◆ REQUEST ◆
Look at the data below and print exactly the lines from its first line through the line with "var htF2 = [2.08e-12, 9.2e-13, 5.7e-13];"; the pictures stay out of the copy.
# Start of SUPPLIED MATERIAL
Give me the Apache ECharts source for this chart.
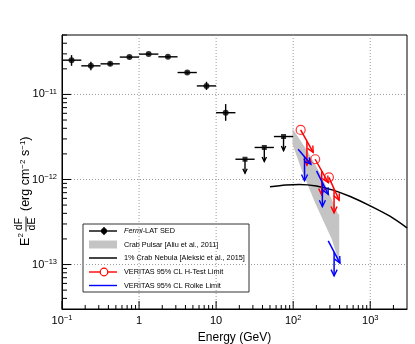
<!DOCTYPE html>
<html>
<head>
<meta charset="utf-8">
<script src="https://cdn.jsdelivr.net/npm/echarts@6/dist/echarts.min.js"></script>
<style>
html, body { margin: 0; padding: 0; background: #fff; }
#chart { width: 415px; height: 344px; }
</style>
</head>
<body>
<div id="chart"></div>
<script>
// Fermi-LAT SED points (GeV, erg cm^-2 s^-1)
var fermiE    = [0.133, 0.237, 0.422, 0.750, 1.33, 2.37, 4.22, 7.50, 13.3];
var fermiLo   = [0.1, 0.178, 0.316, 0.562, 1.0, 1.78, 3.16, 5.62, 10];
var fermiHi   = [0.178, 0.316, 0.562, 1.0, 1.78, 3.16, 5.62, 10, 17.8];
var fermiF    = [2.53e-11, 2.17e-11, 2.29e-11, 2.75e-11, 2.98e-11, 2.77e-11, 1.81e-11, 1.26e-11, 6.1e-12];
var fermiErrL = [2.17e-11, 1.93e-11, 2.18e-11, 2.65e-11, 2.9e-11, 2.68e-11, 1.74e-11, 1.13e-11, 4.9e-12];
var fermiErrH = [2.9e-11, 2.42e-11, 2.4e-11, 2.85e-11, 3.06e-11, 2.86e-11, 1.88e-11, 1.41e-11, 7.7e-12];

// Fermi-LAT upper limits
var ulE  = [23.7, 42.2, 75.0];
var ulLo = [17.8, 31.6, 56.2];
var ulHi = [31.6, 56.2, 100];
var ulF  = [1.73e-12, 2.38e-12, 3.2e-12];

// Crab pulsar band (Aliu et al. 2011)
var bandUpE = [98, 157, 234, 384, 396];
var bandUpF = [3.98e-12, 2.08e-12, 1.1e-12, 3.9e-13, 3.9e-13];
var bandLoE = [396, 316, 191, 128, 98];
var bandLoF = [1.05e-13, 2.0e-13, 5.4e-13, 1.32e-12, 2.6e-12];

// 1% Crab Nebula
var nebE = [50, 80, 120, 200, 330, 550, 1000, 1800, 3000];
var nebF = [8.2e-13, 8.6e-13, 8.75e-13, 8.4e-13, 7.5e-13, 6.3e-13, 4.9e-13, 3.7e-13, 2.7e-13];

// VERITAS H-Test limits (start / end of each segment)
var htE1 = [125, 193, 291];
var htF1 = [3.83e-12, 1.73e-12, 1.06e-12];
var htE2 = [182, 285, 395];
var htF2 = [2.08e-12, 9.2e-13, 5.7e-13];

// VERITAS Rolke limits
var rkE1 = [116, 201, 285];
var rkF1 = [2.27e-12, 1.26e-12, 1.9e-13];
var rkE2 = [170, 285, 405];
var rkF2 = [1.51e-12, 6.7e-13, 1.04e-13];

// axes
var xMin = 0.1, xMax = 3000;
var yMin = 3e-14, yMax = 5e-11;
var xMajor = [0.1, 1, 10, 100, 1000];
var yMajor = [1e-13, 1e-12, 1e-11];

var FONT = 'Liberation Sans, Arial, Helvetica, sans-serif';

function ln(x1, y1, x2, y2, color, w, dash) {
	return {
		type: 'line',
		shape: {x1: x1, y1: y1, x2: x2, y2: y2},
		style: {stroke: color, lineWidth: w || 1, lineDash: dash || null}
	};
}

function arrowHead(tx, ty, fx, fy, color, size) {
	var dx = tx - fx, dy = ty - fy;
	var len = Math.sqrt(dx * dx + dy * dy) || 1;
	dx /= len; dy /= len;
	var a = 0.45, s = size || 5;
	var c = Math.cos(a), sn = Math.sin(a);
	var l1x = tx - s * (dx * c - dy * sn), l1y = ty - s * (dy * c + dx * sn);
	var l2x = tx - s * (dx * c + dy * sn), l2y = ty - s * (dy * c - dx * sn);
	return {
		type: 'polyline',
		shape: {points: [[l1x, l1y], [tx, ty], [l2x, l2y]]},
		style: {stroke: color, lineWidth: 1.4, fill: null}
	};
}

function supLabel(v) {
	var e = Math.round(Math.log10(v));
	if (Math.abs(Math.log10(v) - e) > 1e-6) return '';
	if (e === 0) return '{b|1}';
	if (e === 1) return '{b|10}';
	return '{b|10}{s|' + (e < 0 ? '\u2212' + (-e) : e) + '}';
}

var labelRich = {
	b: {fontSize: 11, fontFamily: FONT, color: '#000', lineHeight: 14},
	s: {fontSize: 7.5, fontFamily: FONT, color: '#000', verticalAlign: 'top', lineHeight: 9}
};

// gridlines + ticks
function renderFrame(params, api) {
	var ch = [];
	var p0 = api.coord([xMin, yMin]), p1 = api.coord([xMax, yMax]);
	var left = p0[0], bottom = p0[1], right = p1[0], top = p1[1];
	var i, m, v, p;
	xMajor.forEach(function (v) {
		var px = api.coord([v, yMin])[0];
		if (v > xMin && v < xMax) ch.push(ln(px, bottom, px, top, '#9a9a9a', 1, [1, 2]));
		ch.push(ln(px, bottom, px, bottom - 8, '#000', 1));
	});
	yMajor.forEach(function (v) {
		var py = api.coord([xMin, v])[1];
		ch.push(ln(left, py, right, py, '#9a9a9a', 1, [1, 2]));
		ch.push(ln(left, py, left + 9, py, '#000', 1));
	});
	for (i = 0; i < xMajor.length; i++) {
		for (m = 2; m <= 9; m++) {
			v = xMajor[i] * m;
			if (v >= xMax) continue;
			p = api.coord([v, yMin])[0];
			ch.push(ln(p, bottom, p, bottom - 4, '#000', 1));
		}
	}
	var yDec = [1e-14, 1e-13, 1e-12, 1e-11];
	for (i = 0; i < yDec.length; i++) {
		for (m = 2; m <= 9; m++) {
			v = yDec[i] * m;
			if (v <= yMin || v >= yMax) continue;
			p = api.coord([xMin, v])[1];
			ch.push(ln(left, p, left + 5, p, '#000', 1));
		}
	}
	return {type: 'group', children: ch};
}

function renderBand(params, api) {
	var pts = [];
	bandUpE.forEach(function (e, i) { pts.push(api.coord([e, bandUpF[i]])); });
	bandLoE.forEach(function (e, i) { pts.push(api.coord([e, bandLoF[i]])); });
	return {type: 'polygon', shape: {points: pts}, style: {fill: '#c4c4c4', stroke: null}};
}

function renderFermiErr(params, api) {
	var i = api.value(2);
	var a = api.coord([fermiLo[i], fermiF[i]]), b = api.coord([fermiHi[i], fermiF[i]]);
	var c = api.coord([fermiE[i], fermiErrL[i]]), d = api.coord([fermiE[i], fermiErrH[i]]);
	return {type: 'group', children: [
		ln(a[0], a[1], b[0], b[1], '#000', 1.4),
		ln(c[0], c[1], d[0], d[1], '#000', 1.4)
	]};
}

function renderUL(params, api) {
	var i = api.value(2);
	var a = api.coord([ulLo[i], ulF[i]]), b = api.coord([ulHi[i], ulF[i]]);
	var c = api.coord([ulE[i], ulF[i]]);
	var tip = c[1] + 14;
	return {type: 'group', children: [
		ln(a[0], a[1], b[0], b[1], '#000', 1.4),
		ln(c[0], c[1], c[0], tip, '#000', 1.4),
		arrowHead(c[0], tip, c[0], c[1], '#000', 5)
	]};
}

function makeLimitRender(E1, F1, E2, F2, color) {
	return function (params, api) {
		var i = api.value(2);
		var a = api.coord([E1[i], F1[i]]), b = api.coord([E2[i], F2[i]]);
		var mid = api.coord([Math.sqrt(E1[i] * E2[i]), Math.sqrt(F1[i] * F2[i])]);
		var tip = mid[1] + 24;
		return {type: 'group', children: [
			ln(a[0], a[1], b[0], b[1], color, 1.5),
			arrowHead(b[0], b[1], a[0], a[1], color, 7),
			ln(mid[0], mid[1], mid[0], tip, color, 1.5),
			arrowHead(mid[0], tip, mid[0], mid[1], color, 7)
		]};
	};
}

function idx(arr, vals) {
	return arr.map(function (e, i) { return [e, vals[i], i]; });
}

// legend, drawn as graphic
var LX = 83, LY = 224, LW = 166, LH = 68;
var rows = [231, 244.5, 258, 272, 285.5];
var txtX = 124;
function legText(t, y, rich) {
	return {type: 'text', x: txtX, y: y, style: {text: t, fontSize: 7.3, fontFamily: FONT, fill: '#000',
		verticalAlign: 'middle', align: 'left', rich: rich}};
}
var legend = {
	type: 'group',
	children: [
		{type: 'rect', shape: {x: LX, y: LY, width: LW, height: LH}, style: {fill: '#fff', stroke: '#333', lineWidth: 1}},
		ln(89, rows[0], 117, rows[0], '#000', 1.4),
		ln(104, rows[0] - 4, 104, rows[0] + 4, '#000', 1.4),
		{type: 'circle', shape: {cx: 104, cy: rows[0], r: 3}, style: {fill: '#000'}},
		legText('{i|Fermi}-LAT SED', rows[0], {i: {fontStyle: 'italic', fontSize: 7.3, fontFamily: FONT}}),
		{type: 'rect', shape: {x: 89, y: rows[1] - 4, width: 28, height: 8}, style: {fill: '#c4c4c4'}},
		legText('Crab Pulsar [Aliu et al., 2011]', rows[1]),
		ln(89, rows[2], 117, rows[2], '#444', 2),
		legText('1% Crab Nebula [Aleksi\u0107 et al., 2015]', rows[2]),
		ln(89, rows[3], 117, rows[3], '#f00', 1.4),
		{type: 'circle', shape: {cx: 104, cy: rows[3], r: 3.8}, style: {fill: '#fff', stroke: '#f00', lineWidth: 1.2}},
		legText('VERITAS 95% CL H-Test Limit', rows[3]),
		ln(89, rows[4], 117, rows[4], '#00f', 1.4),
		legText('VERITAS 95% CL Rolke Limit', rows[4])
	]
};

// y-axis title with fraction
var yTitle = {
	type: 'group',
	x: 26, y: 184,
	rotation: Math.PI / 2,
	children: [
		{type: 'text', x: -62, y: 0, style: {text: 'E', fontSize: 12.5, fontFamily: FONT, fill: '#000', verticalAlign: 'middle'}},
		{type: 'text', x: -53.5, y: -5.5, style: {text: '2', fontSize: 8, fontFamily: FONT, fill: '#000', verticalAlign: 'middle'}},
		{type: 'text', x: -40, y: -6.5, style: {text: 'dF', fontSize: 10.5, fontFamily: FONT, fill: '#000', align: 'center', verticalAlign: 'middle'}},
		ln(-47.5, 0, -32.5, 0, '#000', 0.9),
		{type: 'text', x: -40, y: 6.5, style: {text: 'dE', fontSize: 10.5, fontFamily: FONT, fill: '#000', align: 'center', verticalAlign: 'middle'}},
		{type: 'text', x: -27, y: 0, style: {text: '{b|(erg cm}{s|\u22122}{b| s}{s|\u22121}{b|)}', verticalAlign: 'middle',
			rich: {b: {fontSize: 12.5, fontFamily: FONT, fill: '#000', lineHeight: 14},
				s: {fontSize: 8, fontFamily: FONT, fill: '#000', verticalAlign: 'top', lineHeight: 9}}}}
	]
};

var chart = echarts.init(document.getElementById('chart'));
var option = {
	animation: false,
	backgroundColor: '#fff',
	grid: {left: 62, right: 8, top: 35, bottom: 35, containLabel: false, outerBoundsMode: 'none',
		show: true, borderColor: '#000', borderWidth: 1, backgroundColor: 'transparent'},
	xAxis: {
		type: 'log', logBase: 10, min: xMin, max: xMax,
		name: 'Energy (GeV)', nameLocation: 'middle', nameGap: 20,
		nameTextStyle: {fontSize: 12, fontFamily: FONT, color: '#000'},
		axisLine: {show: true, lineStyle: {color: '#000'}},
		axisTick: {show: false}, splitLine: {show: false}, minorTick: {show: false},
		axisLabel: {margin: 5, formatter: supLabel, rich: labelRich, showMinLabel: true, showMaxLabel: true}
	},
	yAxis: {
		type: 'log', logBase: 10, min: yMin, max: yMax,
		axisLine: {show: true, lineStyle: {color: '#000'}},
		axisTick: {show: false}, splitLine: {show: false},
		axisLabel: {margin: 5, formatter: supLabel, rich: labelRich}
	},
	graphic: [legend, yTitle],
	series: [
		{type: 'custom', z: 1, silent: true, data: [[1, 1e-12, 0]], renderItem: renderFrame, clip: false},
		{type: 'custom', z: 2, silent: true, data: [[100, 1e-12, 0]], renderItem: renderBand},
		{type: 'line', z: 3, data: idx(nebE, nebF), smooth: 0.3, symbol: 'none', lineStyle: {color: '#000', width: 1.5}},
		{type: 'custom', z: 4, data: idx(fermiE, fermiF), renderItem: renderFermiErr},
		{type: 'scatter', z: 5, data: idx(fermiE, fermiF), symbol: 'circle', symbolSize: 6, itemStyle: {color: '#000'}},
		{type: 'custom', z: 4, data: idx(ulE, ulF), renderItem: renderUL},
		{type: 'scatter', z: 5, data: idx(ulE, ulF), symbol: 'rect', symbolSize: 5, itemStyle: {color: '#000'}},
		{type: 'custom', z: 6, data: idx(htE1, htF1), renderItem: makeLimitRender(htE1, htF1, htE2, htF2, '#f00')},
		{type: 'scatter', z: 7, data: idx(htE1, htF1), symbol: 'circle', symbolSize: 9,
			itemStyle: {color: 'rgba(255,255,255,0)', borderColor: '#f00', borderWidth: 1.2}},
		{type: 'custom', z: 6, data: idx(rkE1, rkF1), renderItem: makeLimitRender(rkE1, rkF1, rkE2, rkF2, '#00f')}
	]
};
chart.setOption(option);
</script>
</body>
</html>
# End of SUPPLIED MATERIAL
◆ WRITTEN ANSWER ◆
Give me the Apache ECharts source for this chart.
<!DOCTYPE html>
<html>
<head>
<meta charset="utf-8">
<script src="https://cdn.jsdelivr.net/npm/echarts@6/dist/echarts.min.js"></script>
<style>
html, body { margin: 0; padding: 0; background: #fff; }
#chart { width: 415px; height: 344px; }
</style>
</head>
<body>
<div id="chart"></div>
<script>
// Fermi-LAT SED points (GeV, erg cm^-2 s^-1)
var fermiE    = [0.133, 0.237, 0.422, 0.750, 1.33, 2.37, 4.22, 7.50, 13.3];
var fermiLo   = [0.1, 0.178, 0.316, 0.562, 1.0, 1.78, 3.16, 5.62, 10];
var fermiHi   = [0.178, 0.316, 0.562, 1.0, 1.78, 3.16, 5.62, 10, 17.8];
var fermiF    = [2.53e-11, 2.17e-11, 2.29e-11, 2.75e-11, 2.98e-11, 2.77e-11, 1.81e-11, 1.26e-11, 6.1e-12];
var fermiErrL = [2.17e-11, 1.93e-11, 2.18e-11, 2.65e-11, 2.9e-11, 2.68e-11, 1.74e-11, 1.13e-11, 4.9e-12];
var fermiErrH = [2.9e-11, 2.42e-11, 2.4e-11, 2.85e-11, 3.06e-11, 2.86e-11, 1.88e-11, 1.41e-11, 7.7e-12];

// Fermi-LAT upper limits
var ulE  = [23.7, 42.2, 75.0];
var ulLo = [17.8, 31.6, 56.2];
var ulHi = [31.6, 56.2, 100];
var ulF  = [1.73e-12, 2.38e-12, 3.2e-12];

// Crab pulsar band (Aliu et al. 2011)
var bandUpE = [98, 157, 234, 384, 396];
var bandUpF = [3.98e-12, 2.08e-12, 1.1e-12, 3.9e-13, 3.9e-13];
var bandLoE = [396, 316, 191, 128, 98];
var bandLoF = [1.05e-13, 2.0e-13, 5.4e-13, 1.32e-12, 2.6e-12];

// 1% Crab Nebula
var nebE = [50, 80, 120, 200, 330, 550, 1000, 1800, 3000];
var nebF = [8.2e-13, 8.6e-13, 8.75e-13, 8.4e-13, 7.5e-13, 6.3e-13, 4.9e-13, 3.7e-13, 2.7e-13];

// VERITAS H-Test limits (start / end of each segment)
var htE1 = [125, 193, 291];
var htF1 = [3.83e-12, 1.73e-12, 1.06e-12];
var htE2 = [182, 285, 395];
var htF2 = [2.08e-12, 9.2e-13, 5.7e-13];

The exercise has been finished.